--- start of Exercise materials ---

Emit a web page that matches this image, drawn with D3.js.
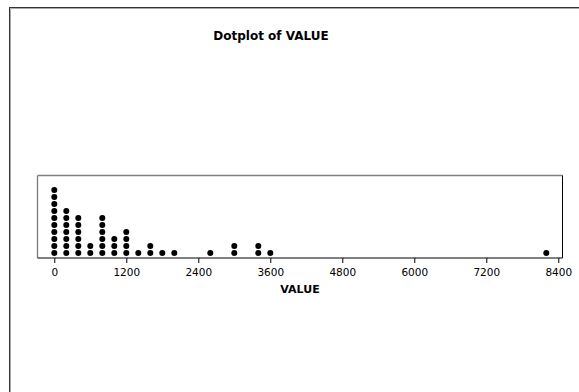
<!DOCTYPE html>
<html><head><meta charset="utf-8">
<script src="https://cdn.jsdelivr.net/npm/d3@7"></script>
<style>html,body{margin:0;padding:0;background:#fff;overflow:hidden}</style>
</head><body>
<svg id="c" width="579" height="392"></svg>
<script>
// Data: dot bin positions (VALUE) and number of dots stacked at each
const binValues = [0, 200, 400, 600, 800, 1000, 1200, 1400, 1600, 1800, 2000, 2600, 3000, 3400, 3600, 8200];
const binCounts = [10, 7, 6, 2, 6, 3, 4, 1, 2, 1, 1, 1, 2, 2, 1, 1];
const tickValues = [0, 1200, 2400, 3600, 4800, 6000, 7200, 8400];
const titleText = "Dotplot of VALUE";
const axisLabel = "VALUE";

const svg = d3.select("#c");
const font = "'DejaVu Sans', Verdana, sans-serif";

// outer graph frame
svg.append("rect").attr("x", 9.5).attr("y", 7.5).attr("width", 600).attr("height", 420)
  .attr("fill", "#fff").attr("stroke", "#333").attr("stroke-width", 1);
svg.append("path").attr("d", "M10.5,600V8.5H600").attr("fill", "none").attr("stroke", "#aaa").attr("stroke-width", 1);

// plot box
const box = {left: 37.5, top: 175.5, right: 562.5, bottom: 258};
const x = d3.scaleLinear().domain([0, 8400]).range([54.3, 558.3]);
const dotStep = 7;
const y = d3.scaleLinear().domain([0, 1]).range([253, 253 - dotStep]);

svg.append("line").attr("x1", box.left).attr("x2", box.right).attr("y1", box.top).attr("y2", box.top)
  .attr("stroke", "#808080").attr("stroke-width", 1.6);
svg.append("line").attr("x1", box.left).attr("x2", box.left).attr("y1", box.top).attr("y2", box.bottom)
  .attr("stroke", "#808080").attr("stroke-width", 1.4);
svg.append("line").attr("x1", box.right).attr("x2", box.right).attr("y1", box.top).attr("y2", box.bottom)
  .attr("stroke", "#000").attr("stroke-width", 1);

// axis
const axis = d3.axisBottom(x).tickValues(tickValues).tickSize(5).tickPadding(6).tickSizeOuter(0)
  .tickFormat(d3.format("d"));
const g = svg.append("g").attr("transform", `translate(0,${box.bottom})`).call(axis);
g.select(".domain").attr("d", `M${box.left},0H${box.right}`).attr("stroke", "#000");
g.selectAll(".tick line").attr("stroke", "#000");
g.selectAll(".tick text").attr("font-family", font).attr("font-size", "10.5px").attr("fill", "#000");

// dots
const dots = [];
binValues.forEach((v, i) => { for (let k = 0; k < binCounts[i]; k++) dots.push({v, k}); });
svg.append("g").selectAll("circle").data(dots).join("circle")
  .attr("cx", d => x(d.v)).attr("cy", d => y(d.k)).attr("r", 3).attr("fill", "#000");

// labels
svg.append("text").attr("x", 300).attr("y", 292.5).attr("text-anchor", "middle")
  .attr("font-family", font).attr("font-weight", "bold").attr("font-size", "11px").text(axisLabel);
svg.append("text").attr("x", 271).attr("y", 40).attr("text-anchor", "middle")
  .attr("font-family", font).attr("font-weight", "bold").attr("font-size", "12px").text(titleText);
</script>
</body></html>
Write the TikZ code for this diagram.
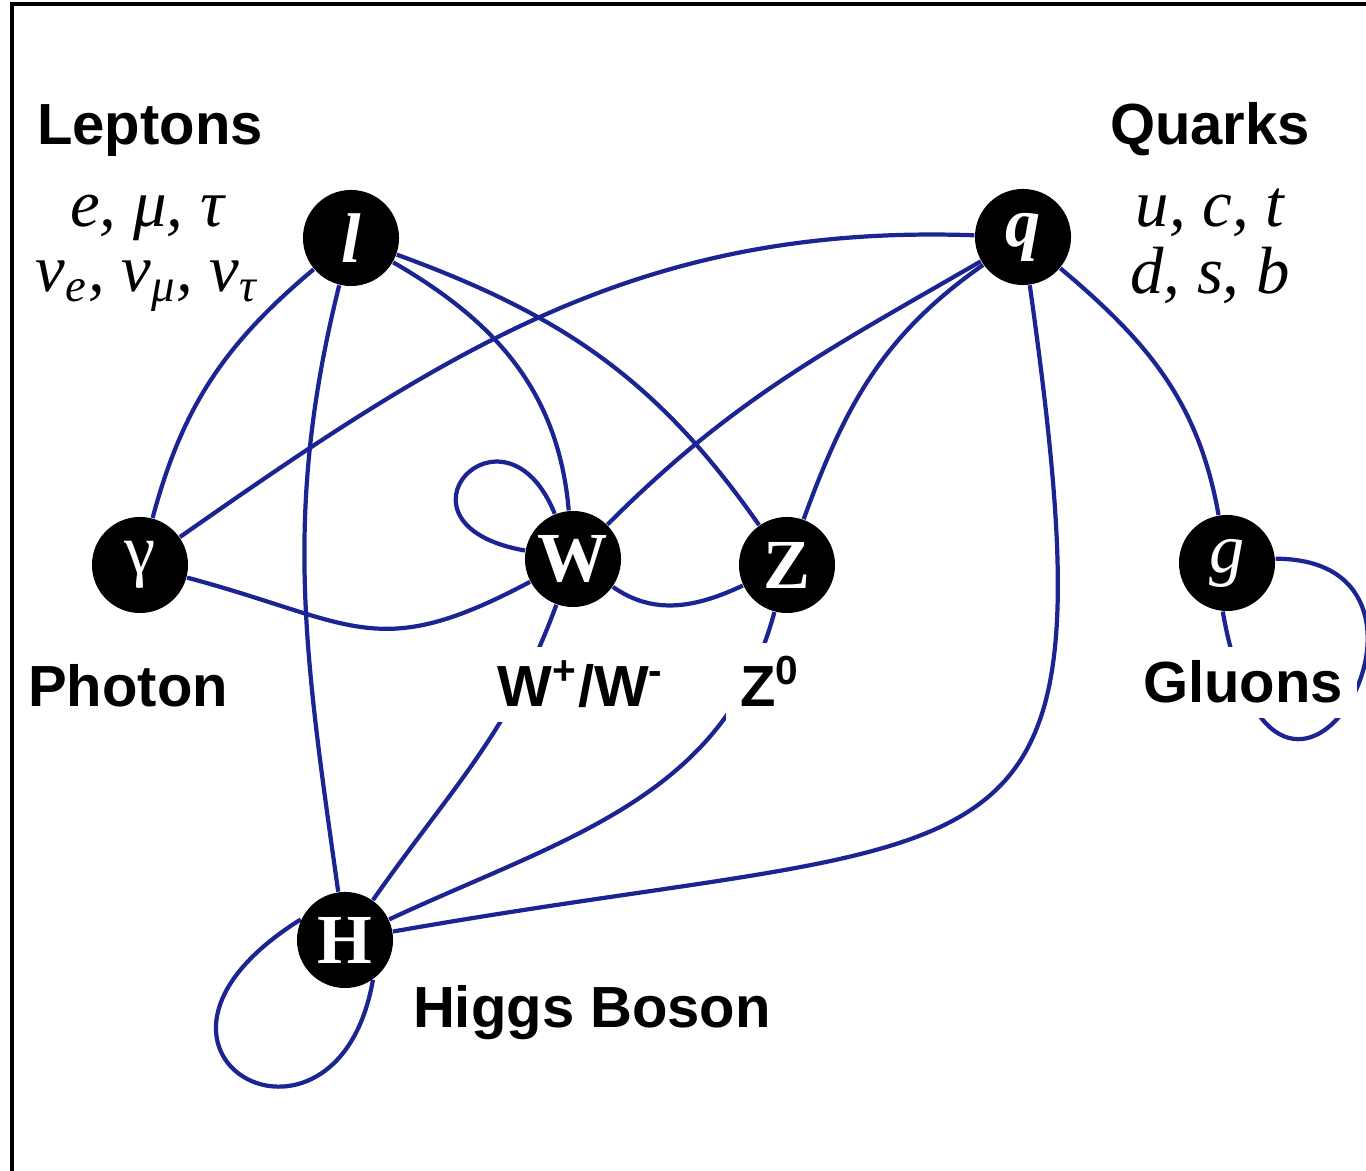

--- end of Exercise materials ---

▸ Problem description
Retype the data above exactly; pictures are not part of the copy.

▸ Solution for this problem
Emit a web page that matches this image, drawn with D3.js.
<!DOCTYPE html>
<html><head><meta charset="utf-8">
<script src="https://cdn.jsdelivr.net/npm/d3@7"></script>
<style>html,body{margin:0;padding:0;background:#fff;overflow:hidden}</style>
</head><body>
<svg id="c" width="579" height="392"></svg>
<script>
// Data: dot bin positions (VALUE) and number of dots stacked at each
const binValues = [0, 200, 400, 600, 800, 1000, 1200, 1400, 1600, 1800, 2000, 2600, 3000, 3400, 3600, 8200];
const binCounts = [10, 7, 6, 2, 6, 3, 4, 1, 2, 1, 1, 1, 2, 2, 1, 1];
const tickValues = [0, 1200, 2400, 3600, 4800, 6000, 7200, 8400];
const titleText = "Dotplot of VALUE";
const axisLabel = "VALUE";

const svg = d3.select("#c");
const font = "'DejaVu Sans', Verdana, sans-serif";

// outer graph frame
svg.append("rect").attr("x", 9.5).attr("y", 7.5).attr("width", 600).attr("height", 420)
  .attr("fill", "#fff").attr("stroke", "#333").attr("stroke-width", 1);
svg.append("path").attr("d", "M10.5,600V8.5H600").attr("fill", "none").attr("stroke", "#aaa").attr("stroke-width", 1);

// plot box
const box = {left: 37.5, top: 175.5, right: 562.5, bottom: 258};
const x = d3.scaleLinear().domain([0, 8400]).range([54.3, 558.3]);
const dotStep = 7;
const y = d3.scaleLinear().domain([0, 1]).range([253, 253 - dotStep]);

svg.append("line").attr("x1", box.left).attr("x2", box.right).attr("y1", box.top).attr("y2", box.top)
  .attr("stroke", "#808080").attr("stroke-width", 1.6);
svg.append("line").attr("x1", box.left).attr("x2", box.left).attr("y1", box.top).attr("y2", box.bottom)
  .attr("stroke", "#808080").attr("stroke-width", 1.4);
svg.append("line").attr("x1", box.right).attr("x2", box.right).attr("y1", box.top).attr("y2", box.bottom)
  .attr("stroke", "#000").attr("stroke-width", 1);

// axis
const axis = d3.axisBottom(x).tickValues(tickValues).tickSize(5).tickPadding(6).tickSizeOuter(0)
  .tickFormat(d3.format("d"));
const g = svg.append("g").attr("transform", `translate(0,${box.bottom})`).call(axis);
g.select(".domain").attr("d", `M${box.left},0H${box.right}`).attr("stroke", "#000");
g.selectAll(".tick line").attr("stroke", "#000");
g.selectAll(".tick text").attr("font-family", font).attr("font-size", "10.5px").attr("fill", "#000");

// dots
const dots = [];
binValues.forEach((v, i) => { for (let k = 0; k < binCounts[i]; k++) dots.push({v, k}); });
svg.append("g").selectAll("circle").data(dots).join("circle")
  .attr("cx", d => x(d.v)).attr("cy", d => y(d.k)).attr("r", 3).attr("fill", "#000");

// labels
svg.append("text").attr("x", 300).attr("y", 292.5).attr("text-anchor", "middle")
  .attr("font-family", font).attr("font-weight", "bold").attr("font-size", "11px").text(axisLabel);
svg.append("text").attr("x", 271).attr("y", 40).attr("text-anchor", "middle")
  .attr("font-family", font).attr("font-weight", "bold").attr("font-size", "12px").text(titleText);
</script>
</body></html>
Write the TikZ code for this diagram.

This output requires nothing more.